After taking the Bac, I gravitated toward international studies. Today I have a degree in international trade. My studies compelled me to intern abroad. Having developed a taste in
living in countries other than France, I decided to do civic service abroad after graduation. I then found myself in the Philippines, in Manila, within Virlanie foundation. After this mission which lasted six months, I applied for a post in VSI for an even longer and important stay.
Can you introduce Virlanie and its work in the Philippines?
Virlanie is an NGO created by French social worker Dominique Lemay in 1992. The primary task is to take care and look out for young children who roam the poorest of streets and locate them to houses to provide better and more stable living conditions. Virlanie also helps these children to school, feeds and sustains them with food and drink, and looks out for their mental and physical health. In 2017, 223 children lived in these houses set up by the organization.
Why did you choose to engage with the framework of civil service exactly?

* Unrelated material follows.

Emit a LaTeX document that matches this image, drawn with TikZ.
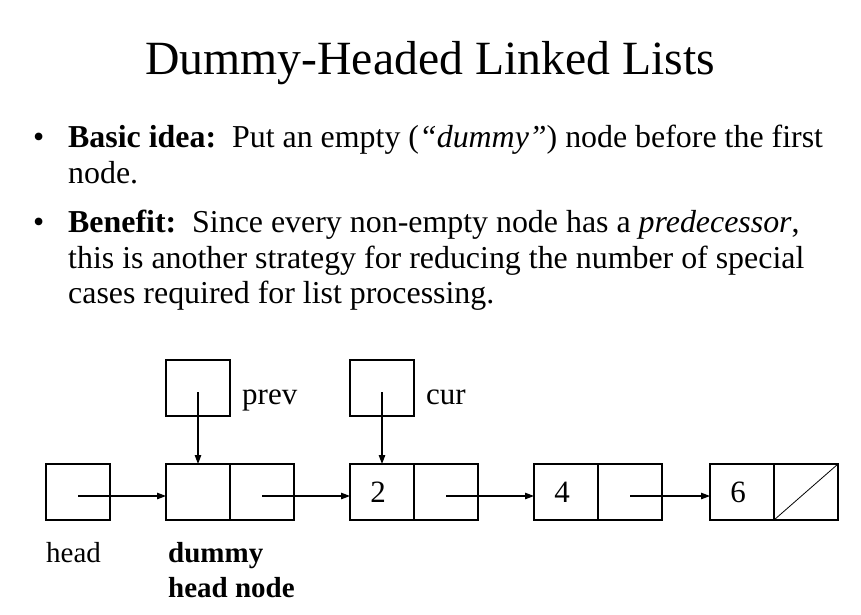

I wanted to commit myself to a social structure for some time now. And also, my affinity for the international arena convinced me of the idea to apply for an international civic service which would also give me the chance to live like a real expatriate. The advantage of having an allowance while also living in another country is a genuine opportunity and motivation for carrying out civic service in an international scale.
What are your missions?
I have connected to sponsorship services. I was in charge of managing relation between sponsors in France and children in these houses. My daily tasks covered a wide and diverse range, including translating sent cards to sponsors, creating booklets on sponsorship, and participating in events with professionals in the house and organizing activities in the houses with the children.
What cross-cultural aspects should be factored in?
The cross-cultural aspects that should be taken into account or factored in are primarily the communication links and barriers. The Philippines doesn’t like conflict and never says no; it is sometimes challenging to juggle with that. But the biggest asset of the archipelago is the daily kindness of Filipinos. Every single day, you are called out in the streets, albeir always positively; everyone in the street knows your nickname and wishes to spend some time with you. It’s overall an experience that is really fascinating and makes it comfortable to live.
What are the difficult aspects? What is your best memory?
At the outset, my challenges were perhaps adapting to the way of life with children in the houses. The first month we were in a complete immersion but at the end of one week, everyone was dealing with everything well because the kindness was just unbelievable.
I can’t really keep one best memory because all my experiences have been extraordinary so far! Living with these children, my work, my travels, and the encounters that I was able to do will forever be etched in my memory.
Your view of the Philippines…
UNBELIEVABLE! The people are perfectly kind, the landscapes are beautiful. The Philippines really is a gem (or jewel)!
Any advice for future volunteers?
Make the most out of every moment, the difficulties that will come to you will enable you to go far in your adventure and, above all, keep an open mind.